ストーリー展開は、ちょっと強引でご都合主義的なところもあるが、自分の意思で音を出すことの楽しさ、楽器を思い通りに操る楽しさ、人と一緒に演奏する楽しさ、人に聞いてもらう楽しさ、などなど、音楽することの楽しさについて、その第一歩から始まって、そこからさらに二倍、三倍へと楽しさが増していく、その一歩一歩がまさしく青春の一歩一歩だなあと、ほのぼのと、そして心地よく楽しい思い出として心によみがえってくる。そんな魅力にあふれた映画だった。

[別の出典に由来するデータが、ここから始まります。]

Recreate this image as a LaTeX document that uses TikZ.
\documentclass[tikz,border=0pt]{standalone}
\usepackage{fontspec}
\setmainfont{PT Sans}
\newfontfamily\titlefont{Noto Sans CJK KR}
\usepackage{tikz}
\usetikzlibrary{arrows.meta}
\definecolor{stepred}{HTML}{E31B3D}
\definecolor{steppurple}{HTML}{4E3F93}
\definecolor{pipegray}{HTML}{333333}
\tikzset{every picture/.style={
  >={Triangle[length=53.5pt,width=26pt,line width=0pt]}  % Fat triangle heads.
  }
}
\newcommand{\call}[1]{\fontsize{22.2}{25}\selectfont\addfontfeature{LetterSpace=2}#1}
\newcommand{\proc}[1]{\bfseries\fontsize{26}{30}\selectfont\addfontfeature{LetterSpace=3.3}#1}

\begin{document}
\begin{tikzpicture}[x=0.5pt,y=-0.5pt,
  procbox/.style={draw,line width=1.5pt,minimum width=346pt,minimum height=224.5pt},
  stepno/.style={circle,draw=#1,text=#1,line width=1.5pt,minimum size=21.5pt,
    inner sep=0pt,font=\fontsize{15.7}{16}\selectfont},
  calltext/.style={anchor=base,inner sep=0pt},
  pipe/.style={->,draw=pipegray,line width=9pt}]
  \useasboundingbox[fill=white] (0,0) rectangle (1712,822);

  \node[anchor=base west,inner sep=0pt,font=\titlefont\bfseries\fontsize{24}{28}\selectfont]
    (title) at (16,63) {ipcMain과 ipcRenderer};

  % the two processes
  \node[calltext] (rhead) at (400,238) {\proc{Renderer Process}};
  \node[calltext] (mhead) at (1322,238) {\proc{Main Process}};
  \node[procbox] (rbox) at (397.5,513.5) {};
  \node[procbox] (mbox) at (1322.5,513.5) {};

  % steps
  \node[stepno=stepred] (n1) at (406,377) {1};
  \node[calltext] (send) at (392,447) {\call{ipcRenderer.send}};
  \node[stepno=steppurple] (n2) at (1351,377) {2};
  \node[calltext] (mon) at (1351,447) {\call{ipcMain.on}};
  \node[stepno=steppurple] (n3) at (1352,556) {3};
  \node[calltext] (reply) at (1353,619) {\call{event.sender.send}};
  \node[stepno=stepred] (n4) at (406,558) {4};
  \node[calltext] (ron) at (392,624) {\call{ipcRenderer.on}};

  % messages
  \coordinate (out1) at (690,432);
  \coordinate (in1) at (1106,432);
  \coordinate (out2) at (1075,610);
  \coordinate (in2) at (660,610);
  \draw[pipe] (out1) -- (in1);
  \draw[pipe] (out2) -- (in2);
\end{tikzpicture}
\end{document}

ラストのステージでのダイナミックな演奏はとってもカッコよくて、生き生きとした躍動感にあふれたものだったが、それ以上に私が気に入ったのは、雪に閉じ込められた電車の中で、演奏会に出れないのに、とすねていても、ラジオから流れるジャズにさそわれて、ついあわせて演奏する、そしてみんながそれに釣られて思い思いに楽器を操るシーンだ。

音楽の楽しさっていうのは、こういうときにこそ人生を豊かに楽しくしてくれるんだなあ、と改めて認識した。誰かに聞いてもらいたい、というのも大事なことだけど、音楽には誰かに聞かせるのではなく、自己陶酔であろうとなんであろうと、ただただ、自分が楽しむための演奏であっても、人生を楽しくしてくれるだけの力がある。

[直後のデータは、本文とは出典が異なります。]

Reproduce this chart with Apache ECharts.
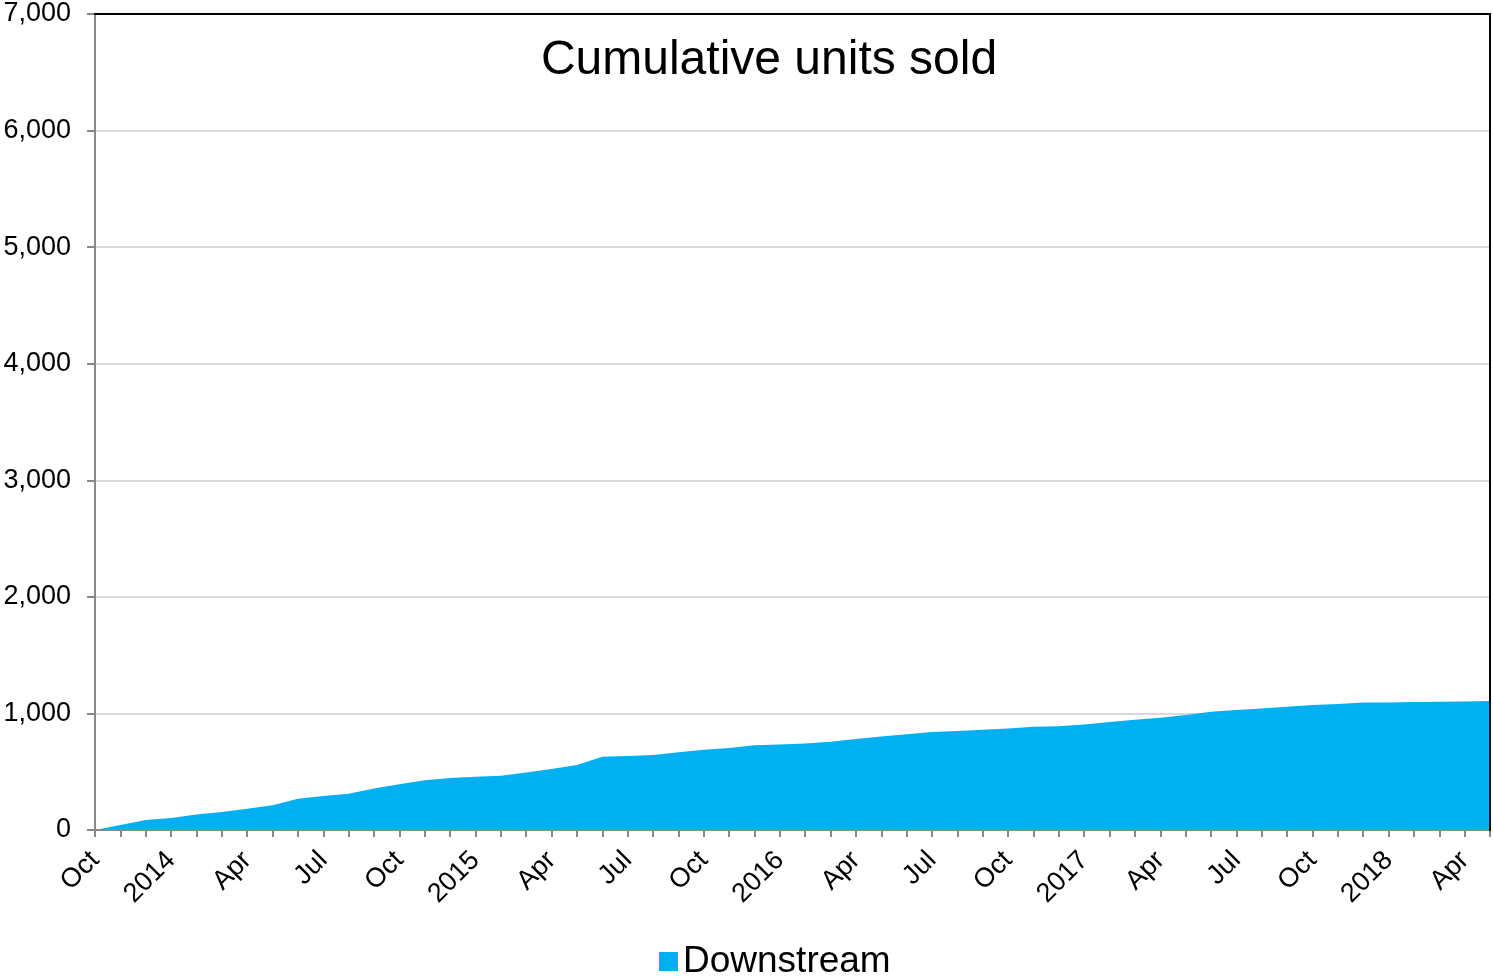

雪に閉じ込められても、演奏会に出れなくても、楽器を思い通りに操ってお気に入りの音楽を演奏すればそれだけも十分楽しい。そして一緒に演奏してくれる人がいれば、さらにそれを聴いて楽しんでくれる人がいれば、楽しさは二倍にも三倍にもふくらんでいく。

だから音楽室で最初の演奏で、まるっきりむちゃくちゃだったけど、とにもかくにも、みんなで一曲最後まで演奏し終わったら、思わず「いぐね、いぐねー!?」とつい叫んでしまうし、初めて楽器が音が出されば、なんだかそれだけでウキウキしてしまう。そういう楽しさに、思わず共感してしまうし、「そうだよなあ」と励まされる。

そういう文字通り、輝くドラマを描いた良質の映画だった。